The Great Zoo Hullabaloo! / Scaredy Cat

The Great Zoo Hullabaloo!
Mark Carthew and Anil Tortop
New Frontier Publishing

An unusual and unexpected silence greets zoo-keepers Jess and Jack when they open the zoo gates one morning. But where, oh where are all the animals?

The observant young keepers spot all sorts of evidence of their recent presence and realise that the animals have left a trail of feathers, footprints and ‘scats’ (poo).

They decide to split up and Jess’s parting words to Jack as he starts scooping up the poops are to ‘keep an eye out for that rascally rat.’ That’s a wonderful ‘Look – he’s behind you’ opportunity for listeners.

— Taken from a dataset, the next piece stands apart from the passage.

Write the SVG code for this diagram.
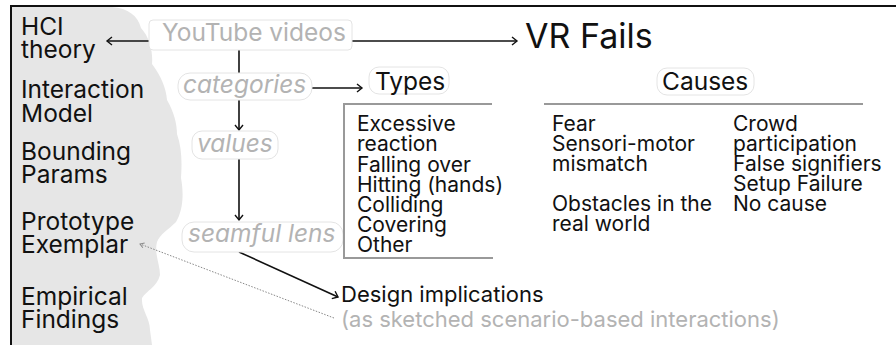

As the sun starts to sink, Jess is still searching when she hears drifting on the breeze, all kinds of musical sounds.

Then comes a FLASH in the sky as a flare goes off, (She’s also instructed Jack to send up a flare should he find himself in trouble – so is he?)

Jess follows the floating feathers towards the light, which as she draws near, she sees is coming from a forest up ahead.

Suddenly from the bushes, Jack emerges and he leads her to where sitting around a fire making music are all the missing animals. They’re having a whale of a time hopping, bopping, tooting, hooting, whistling, and kangaroo plays a didgeridoo – what a hullabaloo. (Wonderful language play in the form of onomatopoeia and alliteration is dropped into the rhyming text here)
What’s it all in aid of though?

Drawing in closer, they see, curled up cosily in a zookeeper’s shoe is a baby roo: – ‘Softly she slept in the warm furry bed, / flamingo feathers tucked under her head.’

Right up beside her however is a coiled snake holding aloft a celebratory offering. Time to waken the sleeper from her slumbers …

Then all that’s left to do is sing a special song before wending their way home by the light of the moon.

With a wonderful assortment of creatures and musical instruments portrayed by Anil Tortop in his effervescent scenes of the animals’ antics absolutely bursting with sound, (that rat manages to get itself into many of them) and Mark Carthew’s splendid read aloud text, the book is a superb amalgam of the visual and verbal. A gift for listeners and readers aloud too: get out those instruments, bring on the HULLABALOO!

More inspired Anil Tortop illustrations can be found in:

Scaredy Cat
Heather Gallagher and Anil Tortop
New Frontier Publishing

A little girl has lost her pet: ‘Have you seen my Scaredy Cat? /He’s afraid of this and afraid of that!’ she tells us as she searches high and low.
Bees, towering trees, Granny’s sneeze – a super duper kind – noises, certain toys, climbing, sprawling, brawling boys, hoses, noses, muck, ducks and garbage trucks,

all these things and more have him running scared: but where has he chosen to hide?

Could it be among the books or hooks? His owner can deal with those (love her attitude)

as well as the crooks, so where has he gone, this hissing, erm … moggie, that object of her affections?
The combination of Heather Gallagher’s frolicsome, bouncy rhyme and Tortop’s funny scenes (love all the varying viewpoints) is a delightfully entertaining romp of friendship and tease.